--- Task directions ---
Could you copy exactly the lines from the start of the records through the one containing "plt.rcParams['font.family'] = 'Liberation", both included, and leave out the pictures?

=-=-=-=-=

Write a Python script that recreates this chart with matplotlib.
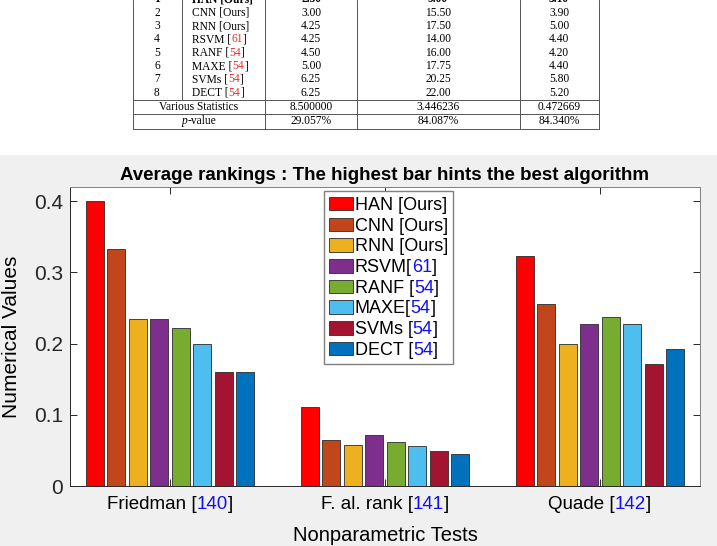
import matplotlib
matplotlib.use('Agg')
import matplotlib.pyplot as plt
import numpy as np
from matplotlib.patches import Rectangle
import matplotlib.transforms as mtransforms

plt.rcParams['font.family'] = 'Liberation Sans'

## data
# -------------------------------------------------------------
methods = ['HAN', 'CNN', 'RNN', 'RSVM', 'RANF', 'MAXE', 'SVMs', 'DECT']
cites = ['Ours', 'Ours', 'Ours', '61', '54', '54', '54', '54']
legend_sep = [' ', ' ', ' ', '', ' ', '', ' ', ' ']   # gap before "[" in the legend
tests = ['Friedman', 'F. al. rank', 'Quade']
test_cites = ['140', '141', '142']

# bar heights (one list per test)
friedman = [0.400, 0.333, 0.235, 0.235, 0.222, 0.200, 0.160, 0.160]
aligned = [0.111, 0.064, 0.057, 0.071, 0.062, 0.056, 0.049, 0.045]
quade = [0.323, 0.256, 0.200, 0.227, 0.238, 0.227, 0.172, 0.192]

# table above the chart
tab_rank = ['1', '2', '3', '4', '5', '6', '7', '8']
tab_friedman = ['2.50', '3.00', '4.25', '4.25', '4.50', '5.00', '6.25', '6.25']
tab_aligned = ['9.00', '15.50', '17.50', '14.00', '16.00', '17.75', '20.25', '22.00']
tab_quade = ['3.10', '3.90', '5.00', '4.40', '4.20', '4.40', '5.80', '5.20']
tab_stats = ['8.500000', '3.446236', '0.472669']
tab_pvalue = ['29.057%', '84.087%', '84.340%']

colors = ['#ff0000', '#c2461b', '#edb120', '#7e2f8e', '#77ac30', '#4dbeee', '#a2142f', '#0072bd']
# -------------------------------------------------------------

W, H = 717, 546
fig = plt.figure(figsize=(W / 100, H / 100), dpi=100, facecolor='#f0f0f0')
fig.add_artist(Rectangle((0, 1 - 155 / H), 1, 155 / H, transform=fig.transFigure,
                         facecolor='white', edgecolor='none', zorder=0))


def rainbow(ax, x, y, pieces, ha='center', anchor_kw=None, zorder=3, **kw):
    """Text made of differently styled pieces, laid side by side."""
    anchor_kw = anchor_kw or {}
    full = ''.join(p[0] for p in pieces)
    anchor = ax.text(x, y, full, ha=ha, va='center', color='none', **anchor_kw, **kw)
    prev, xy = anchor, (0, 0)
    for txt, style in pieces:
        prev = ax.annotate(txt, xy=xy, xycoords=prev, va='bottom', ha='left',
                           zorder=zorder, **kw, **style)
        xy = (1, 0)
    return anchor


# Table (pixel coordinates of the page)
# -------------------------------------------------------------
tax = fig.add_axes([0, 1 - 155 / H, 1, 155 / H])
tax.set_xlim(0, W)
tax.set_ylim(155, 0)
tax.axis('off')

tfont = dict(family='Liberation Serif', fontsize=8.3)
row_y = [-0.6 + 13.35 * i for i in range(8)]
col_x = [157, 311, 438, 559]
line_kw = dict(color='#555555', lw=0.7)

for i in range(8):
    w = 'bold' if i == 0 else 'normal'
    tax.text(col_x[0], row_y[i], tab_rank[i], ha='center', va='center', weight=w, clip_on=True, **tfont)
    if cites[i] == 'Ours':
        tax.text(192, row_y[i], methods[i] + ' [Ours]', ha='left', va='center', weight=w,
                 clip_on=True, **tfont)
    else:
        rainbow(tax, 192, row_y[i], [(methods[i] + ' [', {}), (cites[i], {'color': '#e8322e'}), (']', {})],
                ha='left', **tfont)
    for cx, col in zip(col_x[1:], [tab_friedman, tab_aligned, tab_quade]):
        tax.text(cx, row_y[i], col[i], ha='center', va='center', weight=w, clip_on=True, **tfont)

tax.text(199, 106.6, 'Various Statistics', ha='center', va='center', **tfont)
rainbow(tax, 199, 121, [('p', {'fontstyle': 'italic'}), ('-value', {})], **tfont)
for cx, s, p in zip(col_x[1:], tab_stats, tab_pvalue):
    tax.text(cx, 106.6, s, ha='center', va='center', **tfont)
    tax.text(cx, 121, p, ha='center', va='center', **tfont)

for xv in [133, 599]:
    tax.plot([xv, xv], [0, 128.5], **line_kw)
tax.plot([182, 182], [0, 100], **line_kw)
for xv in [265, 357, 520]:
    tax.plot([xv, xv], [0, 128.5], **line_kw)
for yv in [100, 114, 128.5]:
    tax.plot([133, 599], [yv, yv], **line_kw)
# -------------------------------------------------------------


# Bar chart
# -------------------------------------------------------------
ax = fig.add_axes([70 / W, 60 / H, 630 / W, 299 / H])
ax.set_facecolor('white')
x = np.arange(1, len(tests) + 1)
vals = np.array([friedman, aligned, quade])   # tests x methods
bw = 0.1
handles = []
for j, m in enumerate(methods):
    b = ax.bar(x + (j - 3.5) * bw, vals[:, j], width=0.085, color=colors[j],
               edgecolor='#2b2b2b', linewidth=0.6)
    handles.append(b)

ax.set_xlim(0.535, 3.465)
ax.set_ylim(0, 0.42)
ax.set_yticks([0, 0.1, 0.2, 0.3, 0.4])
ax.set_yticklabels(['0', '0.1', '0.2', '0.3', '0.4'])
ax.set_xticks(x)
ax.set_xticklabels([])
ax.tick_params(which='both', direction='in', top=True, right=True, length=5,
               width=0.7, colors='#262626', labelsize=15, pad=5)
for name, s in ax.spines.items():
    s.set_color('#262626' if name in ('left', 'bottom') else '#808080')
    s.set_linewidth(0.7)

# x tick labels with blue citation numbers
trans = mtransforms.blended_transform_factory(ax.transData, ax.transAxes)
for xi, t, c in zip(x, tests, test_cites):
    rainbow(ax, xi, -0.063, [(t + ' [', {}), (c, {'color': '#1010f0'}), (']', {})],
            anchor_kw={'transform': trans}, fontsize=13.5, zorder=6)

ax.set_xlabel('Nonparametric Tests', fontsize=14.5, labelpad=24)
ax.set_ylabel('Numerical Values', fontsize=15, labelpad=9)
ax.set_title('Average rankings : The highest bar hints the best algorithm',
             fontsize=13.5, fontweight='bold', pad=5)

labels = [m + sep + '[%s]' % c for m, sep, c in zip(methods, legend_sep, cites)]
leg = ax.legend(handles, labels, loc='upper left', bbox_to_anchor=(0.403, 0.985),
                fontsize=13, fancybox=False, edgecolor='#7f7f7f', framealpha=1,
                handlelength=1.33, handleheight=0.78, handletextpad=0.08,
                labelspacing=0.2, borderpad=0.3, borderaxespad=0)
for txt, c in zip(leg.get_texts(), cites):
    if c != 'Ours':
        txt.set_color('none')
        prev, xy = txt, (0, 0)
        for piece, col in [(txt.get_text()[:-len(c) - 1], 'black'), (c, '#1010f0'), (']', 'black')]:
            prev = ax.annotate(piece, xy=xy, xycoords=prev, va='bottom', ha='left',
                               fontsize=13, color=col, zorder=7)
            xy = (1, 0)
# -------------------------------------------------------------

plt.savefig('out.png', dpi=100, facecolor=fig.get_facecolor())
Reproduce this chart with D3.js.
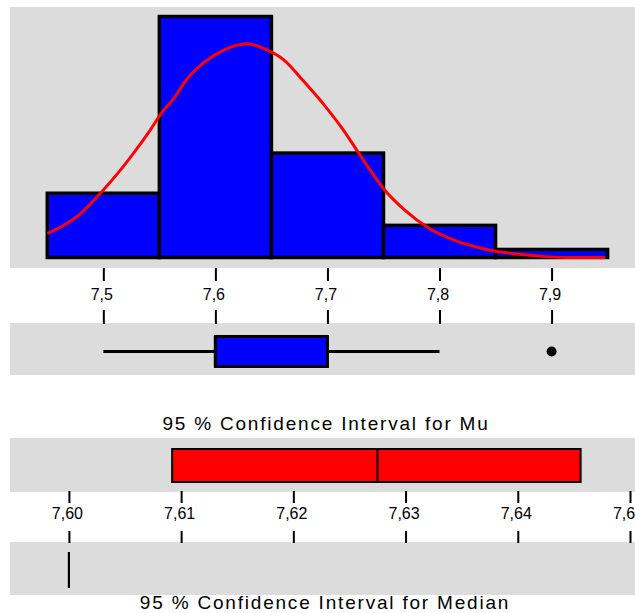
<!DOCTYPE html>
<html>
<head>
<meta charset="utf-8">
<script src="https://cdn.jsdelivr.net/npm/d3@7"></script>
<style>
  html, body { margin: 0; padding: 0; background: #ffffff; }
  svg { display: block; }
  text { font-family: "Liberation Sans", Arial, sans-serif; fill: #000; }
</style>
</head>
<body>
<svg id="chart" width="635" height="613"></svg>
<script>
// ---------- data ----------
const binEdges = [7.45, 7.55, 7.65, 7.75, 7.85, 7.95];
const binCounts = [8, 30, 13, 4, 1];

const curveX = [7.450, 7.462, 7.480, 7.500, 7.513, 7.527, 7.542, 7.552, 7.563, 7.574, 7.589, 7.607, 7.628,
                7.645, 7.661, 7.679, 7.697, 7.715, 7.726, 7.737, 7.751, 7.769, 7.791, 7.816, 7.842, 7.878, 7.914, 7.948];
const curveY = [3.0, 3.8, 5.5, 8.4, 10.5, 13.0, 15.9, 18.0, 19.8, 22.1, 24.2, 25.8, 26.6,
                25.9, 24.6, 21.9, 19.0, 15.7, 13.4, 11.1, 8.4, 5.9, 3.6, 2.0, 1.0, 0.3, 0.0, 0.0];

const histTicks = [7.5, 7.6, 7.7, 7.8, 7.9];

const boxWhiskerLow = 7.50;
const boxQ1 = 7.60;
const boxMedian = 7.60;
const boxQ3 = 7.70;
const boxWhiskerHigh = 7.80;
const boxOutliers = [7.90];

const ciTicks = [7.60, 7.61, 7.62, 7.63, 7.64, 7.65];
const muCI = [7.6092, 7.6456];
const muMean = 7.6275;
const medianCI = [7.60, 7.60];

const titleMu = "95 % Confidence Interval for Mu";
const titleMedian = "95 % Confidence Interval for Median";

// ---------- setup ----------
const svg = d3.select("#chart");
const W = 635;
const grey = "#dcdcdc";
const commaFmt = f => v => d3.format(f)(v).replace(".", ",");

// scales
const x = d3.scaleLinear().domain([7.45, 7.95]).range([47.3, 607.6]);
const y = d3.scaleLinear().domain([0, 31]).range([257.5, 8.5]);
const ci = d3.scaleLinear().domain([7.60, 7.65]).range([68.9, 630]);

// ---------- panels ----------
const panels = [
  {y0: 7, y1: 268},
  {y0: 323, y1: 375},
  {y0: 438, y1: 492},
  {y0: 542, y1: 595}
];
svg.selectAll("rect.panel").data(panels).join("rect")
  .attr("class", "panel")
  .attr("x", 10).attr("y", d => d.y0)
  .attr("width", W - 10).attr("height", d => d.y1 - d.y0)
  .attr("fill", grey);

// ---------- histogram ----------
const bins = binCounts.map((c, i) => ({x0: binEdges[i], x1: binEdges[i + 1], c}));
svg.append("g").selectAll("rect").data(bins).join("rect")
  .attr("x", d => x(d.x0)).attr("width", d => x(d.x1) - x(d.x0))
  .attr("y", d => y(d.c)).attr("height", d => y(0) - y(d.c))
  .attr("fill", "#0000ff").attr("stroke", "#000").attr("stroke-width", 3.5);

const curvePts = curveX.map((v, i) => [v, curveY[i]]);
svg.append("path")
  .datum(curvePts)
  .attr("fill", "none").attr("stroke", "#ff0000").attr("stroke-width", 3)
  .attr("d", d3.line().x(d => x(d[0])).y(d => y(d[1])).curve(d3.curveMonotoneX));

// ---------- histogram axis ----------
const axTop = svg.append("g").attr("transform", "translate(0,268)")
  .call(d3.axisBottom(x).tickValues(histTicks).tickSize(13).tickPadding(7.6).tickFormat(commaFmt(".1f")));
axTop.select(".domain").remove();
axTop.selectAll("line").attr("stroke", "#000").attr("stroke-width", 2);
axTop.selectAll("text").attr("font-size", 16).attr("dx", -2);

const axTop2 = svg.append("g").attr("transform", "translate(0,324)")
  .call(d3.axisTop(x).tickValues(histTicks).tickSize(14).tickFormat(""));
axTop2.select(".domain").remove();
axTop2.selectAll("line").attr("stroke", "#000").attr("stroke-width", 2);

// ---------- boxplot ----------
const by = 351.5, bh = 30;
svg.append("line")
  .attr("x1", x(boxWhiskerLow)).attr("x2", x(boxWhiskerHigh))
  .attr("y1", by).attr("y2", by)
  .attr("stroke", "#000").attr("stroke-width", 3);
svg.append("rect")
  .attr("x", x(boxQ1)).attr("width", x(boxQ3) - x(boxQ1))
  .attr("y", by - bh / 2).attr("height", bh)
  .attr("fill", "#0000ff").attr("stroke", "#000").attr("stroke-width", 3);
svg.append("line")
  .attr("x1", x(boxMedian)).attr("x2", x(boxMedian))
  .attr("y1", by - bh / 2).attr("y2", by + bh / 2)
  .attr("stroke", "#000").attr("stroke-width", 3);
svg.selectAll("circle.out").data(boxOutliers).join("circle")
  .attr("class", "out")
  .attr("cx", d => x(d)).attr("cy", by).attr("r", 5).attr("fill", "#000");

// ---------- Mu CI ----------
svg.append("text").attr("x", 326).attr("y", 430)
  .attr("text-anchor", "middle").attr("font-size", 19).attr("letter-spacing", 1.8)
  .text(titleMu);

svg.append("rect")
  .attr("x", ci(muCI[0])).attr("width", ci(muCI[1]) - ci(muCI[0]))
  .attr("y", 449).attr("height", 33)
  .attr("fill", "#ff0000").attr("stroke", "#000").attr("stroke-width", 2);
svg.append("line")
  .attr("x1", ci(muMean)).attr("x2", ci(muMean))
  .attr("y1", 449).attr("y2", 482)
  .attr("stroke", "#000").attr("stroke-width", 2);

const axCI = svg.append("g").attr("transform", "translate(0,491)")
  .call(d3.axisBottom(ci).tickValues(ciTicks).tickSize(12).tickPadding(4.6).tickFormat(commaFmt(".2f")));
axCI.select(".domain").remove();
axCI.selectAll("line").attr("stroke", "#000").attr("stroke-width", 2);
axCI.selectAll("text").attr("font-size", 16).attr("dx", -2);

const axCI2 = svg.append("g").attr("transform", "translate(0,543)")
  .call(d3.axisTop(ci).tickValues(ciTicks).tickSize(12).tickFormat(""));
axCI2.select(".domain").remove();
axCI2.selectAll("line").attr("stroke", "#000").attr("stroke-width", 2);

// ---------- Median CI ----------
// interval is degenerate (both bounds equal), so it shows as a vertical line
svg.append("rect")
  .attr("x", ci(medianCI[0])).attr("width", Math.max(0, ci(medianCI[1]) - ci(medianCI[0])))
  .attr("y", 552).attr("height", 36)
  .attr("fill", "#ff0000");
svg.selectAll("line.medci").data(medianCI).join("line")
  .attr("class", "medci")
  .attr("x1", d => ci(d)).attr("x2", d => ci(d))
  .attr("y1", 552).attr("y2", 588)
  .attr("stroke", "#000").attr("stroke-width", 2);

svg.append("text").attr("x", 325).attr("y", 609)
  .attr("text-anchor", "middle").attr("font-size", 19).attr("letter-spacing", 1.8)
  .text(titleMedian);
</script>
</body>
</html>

=-=-=-=-=

--- Result of the task ---
Write a Python script that recreates this chart with matplotlib.
import matplotlib
matplotlib.use('Agg')
import matplotlib.pyplot as plt
import numpy as np
from matplotlib.patches import Rectangle
import matplotlib.transforms as mtransforms

plt.rcParams['font.family'] = 'Liberation Sans'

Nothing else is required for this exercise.